╔══
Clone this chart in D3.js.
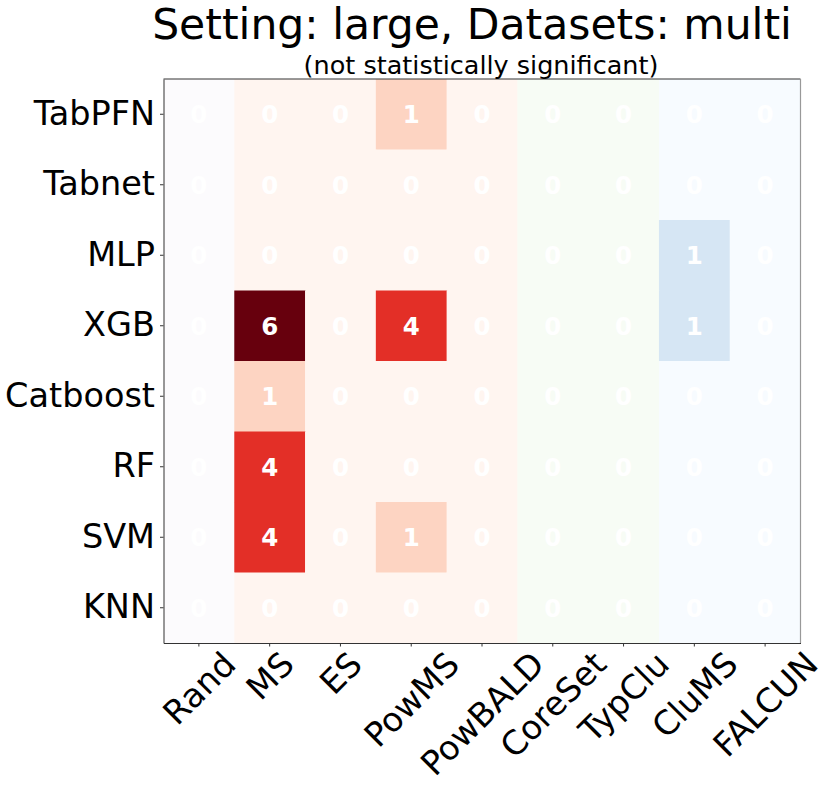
<!DOCTYPE html>
<meta charset="utf-8">
<script src="https://cdn.jsdelivr.net/npm/d3@7"></script>
<style>
body { margin: 0; background: #fff; }
text { font-family: "DejaVu Sans", sans-serif; }
</style>
<body>
<script>

// row / column labels
var models = ["TabPFN", "Tabnet", "MLP", "XGB", "Catboost", "RF", "SVM", "KNN"];
var strategies = ["Rand", "MS", "ES", "PowMS", "PowBALD", "CoreSet", "TypClu", "CluMS", "FALCUN"];

// colour family used for each strategy column
var strategyCmap = ["Purples", "Reds", "Reds", "Reds", "Reds", "Greens", "Greens", "Blues", "Blues"];

// number of wins, one row per model (same order as models)
var countsTabPFN   = [0, 0, 0, 1, 0, 0, 0, 0, 0];
var countsTabnet   = [0, 0, 0, 0, 0, 0, 0, 0, 0];
var countsMLP      = [0, 0, 0, 0, 0, 0, 0, 1, 0];
var countsXGB      = [0, 6, 0, 4, 0, 0, 0, 1, 0];
var countsCatboost = [0, 1, 0, 0, 0, 0, 0, 0, 0];
var countsRF       = [0, 4, 0, 0, 0, 0, 0, 0, 0];
var countsSVM      = [0, 4, 0, 1, 0, 0, 0, 0, 0];
var countsKNN      = [0, 0, 0, 0, 0, 0, 0, 0, 0];

var counts = [countsTabPFN, countsTabnet, countsMLP, countsXGB,
              countsCatboost, countsRF, countsSVM, countsKNN];

var vmax = 6;

var W = 830, H = 790;
var margin = {top: 79, right: 30, bottom: 147, left: 163.5};
var width = 800.5 - margin.left,
    height = 643 - margin.top;
var tickFont = 33.5;

var svg = d3.select("body").append("svg")
    .attr("width", W)
    .attr("height", H);

var g = svg.append("g")
    .attr("transform", "translate(" + margin.left + "," + margin.top + ")");

var x = d3.scaleBand().domain(strategies).range([0, width]);
var y = d3.scaleBand().domain(models).range([0, height]);

// matplotlib-like linear colormaps built from the 9-step brewer schemes
function cmap(name) {
  var colors = d3["scheme" + name][9];
  return d3.scaleLinear()
      .domain(d3.range(9).map(function(i) { return i / 8 * vmax; }))
      .range(colors)
      .interpolate(d3.interpolateRgb)
      .clamp(true);
}
var scales = {};
strategyCmap.forEach(function(n) { if (!scales[n]) scales[n] = cmap(n); });

var cells = [];
counts.forEach(function(row, i) {
  row.forEach(function(v, j) {
    cells.push({model: models[i], strategy: strategies[j], cm: strategyCmap[j], value: v});
  });
});

g.selectAll(".cell")
    .data(cells)
  .enter().append("rect")
    .attr("class", "cell")
    .attr("x", function(d) { return x(d.strategy); })
    .attr("y", function(d) { return y(d.model); })
    .attr("width", x.bandwidth() + 0.5)
    .attr("height", y.bandwidth() + 0.5)
    .attr("fill", function(d) { return scales[d.cm](d.value); });

g.selectAll(".annot")
    .data(cells)
  .enter().append("text")
    .attr("class", "annot")
    .attr("x", function(d) { return x(d.strategy) + x.bandwidth() / 2; })
    .attr("y", function(d) { return y(d.model) + y.bandwidth() / 2; })
    .attr("text-anchor", "middle")
    .attr("dy", "0.36em")
    .style("font-size", "24.5px")
    .style("font-weight", "bold")
    .style("fill", "#fff")
    .text(function(d) { return d.value; });

// spines
g.append("line").attr("x1", 0).attr("x2", width).attr("y1", 0).attr("y2", 0)
    .attr("stroke", "#333").attr("stroke-width", 1);
g.append("line").attr("x1", width).attr("x2", width).attr("y1", 0).attr("y2", height)
    .attr("stroke", "#999").attr("stroke-width", 1.2);

// Y axis
var yAxis = g.append("g")
    .call(d3.axisLeft(y).tickSize(3.5).tickSizeOuter(0).tickPadding(5));
yAxis.select(".domain").attr("stroke", "#333");
yAxis.selectAll(".tick line").attr("stroke", "#333");
yAxis.selectAll("text")
    .style("font-size", tickFont + "px")
    .style("fill", "#000");

// X axis
var xAxis = g.append("g")
    .attr("transform", "translate(0," + height + ")")
    .call(d3.axisBottom(x).tickSize(3.5).tickSizeOuter(0));
xAxis.select(".domain").attr("stroke", "#333");
xAxis.selectAll(".tick line").attr("stroke", "#333");

// rotated labels (45 deg), ink box centred under the tick, top at y=650
var labTop = 650 - margin.top - height;
xAxis.selectAll(".tick text")
    .style("font-size", tickFont + "px")
    .style("fill", "#000")
    .attr("text-anchor", "middle")
    .attr("dy", "0.365em")
    .each(function() {
      var w = this.getComputedTextLength() - 0.08 * tickFont;
      var h = 0.73 * tickFont;
      var cy = labTop + (w + h) / (2 * Math.SQRT2);
      d3.select(this)
          .attr("y", cy)
          .attr("x", 0)
          .attr("transform", "rotate(-45,0," + cy + ")");
    });

// titles
svg.append("text")
    .attr("x", 472)
    .attr("y", 39)
    .attr("text-anchor", "middle")
    .style("font-size", "42.5px")
    .text("Setting: large, Datasets: multi");

svg.append("text")
    .attr("x", 481)
    .attr("y", 74)
    .attr("text-anchor", "middle")
    .style("font-size", "25.5px")
    .text("(not statistically significant)");

</script>
</body>
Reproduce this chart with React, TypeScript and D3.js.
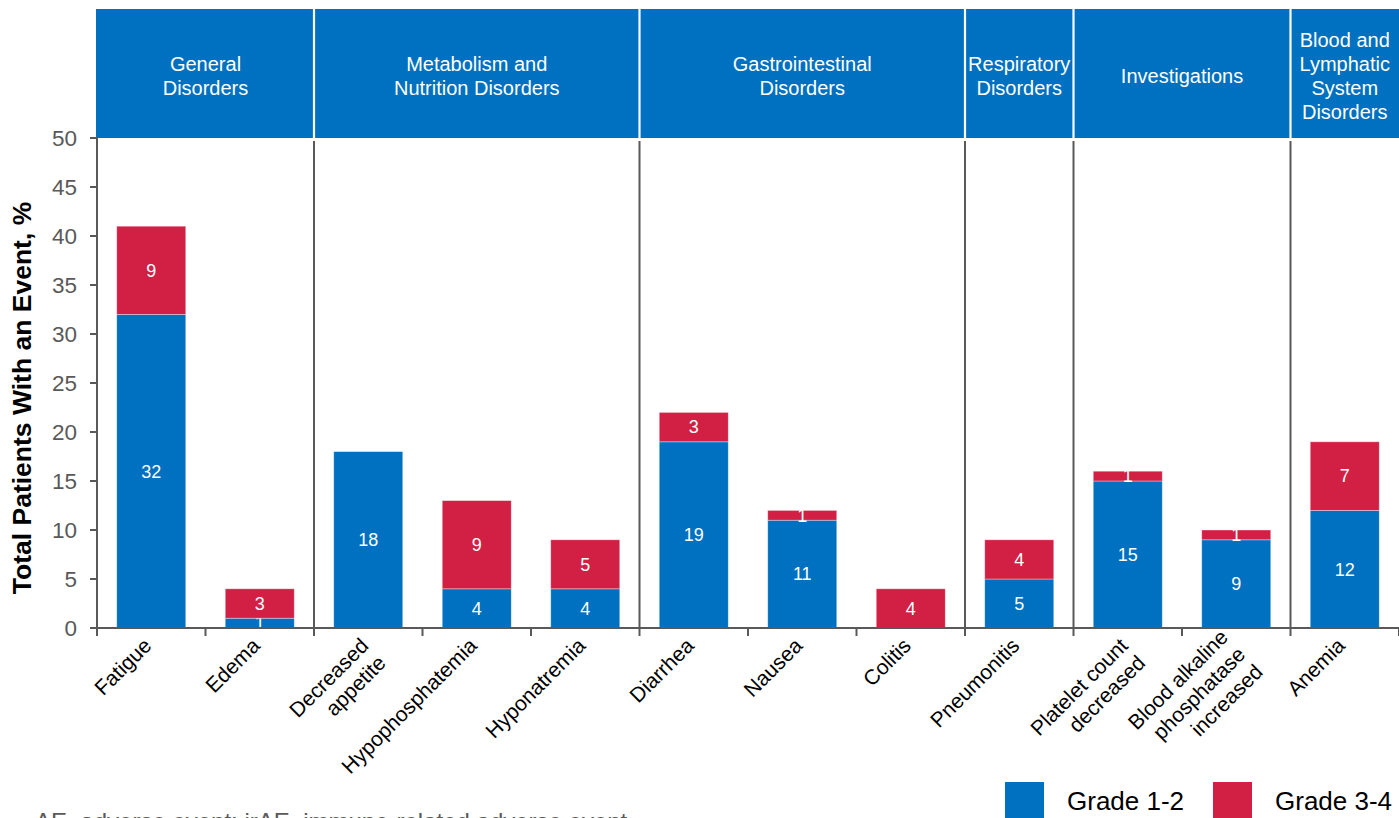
import React from "react";
import * as d3 from "d3";

const categories = [
  "Fatigue",
  "Edema",
  "Decreased\nappetite",
  "Hypophosphatemia",
  "Hyponatremia",
  "Diarrhea",
  "Nausea",
  "Colitis",
  "Pneumonitis",
  "Platelet count\ndecreased",
  "Blood alkaline\nphosphatase\nincreased",
  "Anemia",
];
const grade12 = [32, 1, 18, 4, 4, 19, 11, 0, 5, 15, 9, 12];
const grade34 = [9, 3, 0, 9, 5, 3, 1, 4, 4, 1, 1, 7];

const groupNames = [
  "General\nDisorders",
  "Metabolism and\nNutrition Disorders",
  "Gastrointestinal\nDisorders",
  "Respiratory\nDisorders",
  "Investigations",
  "Blood and\nLymphatic\nSystem\nDisorders",
];
const groupSizes = [2, 3, 3, 1, 2, 1];

const yTicks = [0, 5, 10, 15, 20, 25, 30, 35, 40, 45, 50];
const seriesNames = ["Grade 1-2", "Grade 3-4"];

const BLUE = "#0070C0";
const RED = "#D21F44";
const GRAY = "#595959";
const FONT = "'Liberation Sans', Arial, Helvetica, sans-serif";

export default function App() {
  const W = 1399;
  const H = 818;
  const left = 97;
  const right = 1399;
  const top = 138;
  const bottom = 628;

  const x = d3
    .scaleBand<string>()
    .domain(categories)
    .range([left, right])
    .paddingInner(0.364)
    .paddingOuter(0.182);
  const y = d3.scaleLinear().domain([0, 50]).range([bottom, top]);

  const step = x.step();
  const boundary = (i: number) => left + i * step;

  const groupStarts: number[] = [];
  let acc = 0;
  groupSizes.forEach((s) => {
    groupStarts.push(acc);
    acc += s;
  });

  const stacked = categories.map((c, i) => {
    const a = grade12[i];
    const b = grade34[i];
    return [
      { key: 0, y0: 0, y1: a, v: a },
      { key: 1, y0: a, y1: a + b, v: b },
    ];
  });

  return (
    <svg
      width={W}
      height={H}
      style={{ position: "absolute", left: 0, top: 0 }}
      fontFamily={FONT}
    >
      <rect x={0} y={0} width={W} height={H} fill="#fff" />

      {/* Header band */}
      <rect x={96} y={9} width={right - 96} height={top - 9} fill={BLUE} />
      {groupNames.map((g, gi) => {
        const x0 = boundary(groupStarts[gi]);
        const x1 = boundary(groupStarts[gi] + groupSizes[gi]);
        const lines = g.split("\n");
        const cx = (x0 + x1) / 2;
        return (
          <g key={g}>
            {gi > 0 && (
              <line x1={x0} x2={x0} y1={9} y2={top} stroke="#fff" strokeWidth={2.2} />
            )}
            <text x={cx} textAnchor="middle" fill="#fff" fontSize={20}>
              {lines.map((l, li) => (
                <tspan key={li} x={cx} y={83 + (li - (lines.length - 1) / 2) * 24}>
                  {l}
                </tspan>
              ))}
            </text>
          </g>
        );
      })}

      {/* Group separators in plot */}
      {groupStarts.slice(1).map((s) => (
        <line
          key={s}
          x1={boundary(s)}
          x2={boundary(s)}
          y1={141}
          y2={bottom}
          stroke={GRAY}
          strokeWidth={2}
        />
      ))}

      {/* Bars */}
      {stacked.map((segs, i) => (
        <g key={categories[i]}>
          {segs.map((s) =>
            s.v > 0 ? (
              <g key={s.key}>
                <rect
                  x={x(categories[i])!}
                  width={x.bandwidth()}
                  y={y(s.y1)}
                  height={y(s.y0) - y(s.y1)}
                  fill={s.key === 0 ? BLUE : RED}
                  stroke="#ffffff"
                  strokeOpacity={0.45}
                  strokeWidth={0.8}
                />
                <text
                  x={x(categories[i])! + x.bandwidth() / 2}
                  y={y((s.y0 + s.y1) / 2)}
                  dy="0.35em"
                  textAnchor="middle"
                  fill="#fff"
                  fontSize={18}
                >
                  {s.v}
                </text>
              </g>
            ) : null
          )}
        </g>
      ))}

      {/* Y axis */}
      <line x1={left} x2={left} y1={top} y2={bottom + 8} stroke={GRAY} strokeWidth={2} />
      {yTicks.map((t) => (
        <g key={t}>
          <line x1={90} x2={left} y1={y(t)} y2={y(t)} stroke={GRAY} strokeWidth={2} />
          <text
            x={77}
            y={y(t)}
            dy="0.36em"
            textAnchor="end"
            fill={GRAY}
            fontSize={22.5}
          >
            {t}
          </text>
        </g>
      ))}
      <text
        transform={`translate(31, 398) rotate(-90)`}
        textAnchor="middle"
        fontWeight="bold"
        fontSize={26.5}
        fill="#000"
      >
        Total Patients With an Event, %
      </text>

      {/* X axis */}
      <line x1={left} x2={right} y1={bottom} y2={bottom} stroke={GRAY} strokeWidth={2} />
      {d3.range(categories.length + 1).map((i) => (
        <line
          key={i}
          x1={boundary(i)}
          x2={boundary(i)}
          y1={bottom}
          y2={bottom + 8}
          stroke={GRAY}
          strokeWidth={2}
        />
      ))}
      {categories.map((c) => {
        const lines = c.split("\n");
        const cx = x(c)! + x.bandwidth() / 2;
        const shift = lines.length > 2 ? -12 : 0;
        return (
          <text
            key={c}
            transform={`translate(${cx + 1.5}, 647) rotate(-45)`}
            textAnchor="end"
            fontSize={21}
            fill="#000"
          >
            {lines.map((l, li) => (
              <tspan key={li} x={0} y={li * 24.5 + shift}>
                {l}
              </tspan>
            ))}
          </text>
        );
      })}

      {/* Legend */}
      {seriesNames.map((s, i) => {
        const lx = i === 0 ? 1005 : 1213;
        return (
          <g key={s}>
            <rect x={lx} y={782} width={39} height={39} fill={i === 0 ? BLUE : RED} />
            <text x={lx + 62} y={810} fontSize={26} fill="#000">
              {s}
            </text>
          </g>
        );
      })}

      {/* Footnote (cut off at the bottom edge, as in the reference) */}
      <text x={35} y={830} fontSize={24} fill={GRAY}>
        AE, adverse event; irAE, immune-related adverse event
      </text>
    </svg>
  );
}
╚══
**Set problem:**
Keep the images out of the copy. Repeat word for word only the lines from the one containing "Reproduce this chart" through the one containing "const groupSizes = [2, 3, 3, 1, 2, 1];", both ends included.

**Written solution:**
Reproduce this chart with React, TypeScript and D3.js.
import React from "react";
import * as d3 from "d3";

const categories = [
  "Fatigue",
  "Edema",
  "Decreased\nappetite",
  "Hypophosphatemia",
  "Hyponatremia",
  "Diarrhea",
  "Nausea",
  "Colitis",
  "Pneumonitis",
  "Platelet count\ndecreased",
  "Blood alkaline\nphosphatase\nincreased",
  "Anemia",
];
const grade12 = [32, 1, 18, 4, 4, 19, 11, 0, 5, 15, 9, 12];
const grade34 = [9, 3, 0, 9, 5, 3, 1, 4, 4, 1, 1, 7];

const groupNames = [
  "General\nDisorders",
  "Metabolism and\nNutrition Disorders",
  "Gastrointestinal\nDisorders",
  "Respiratory\nDisorders",
  "Investigations",
  "Blood and\nLymphatic\nSystem\nDisorders",
];
const groupSizes = [2, 3, 3, 1, 2, 1];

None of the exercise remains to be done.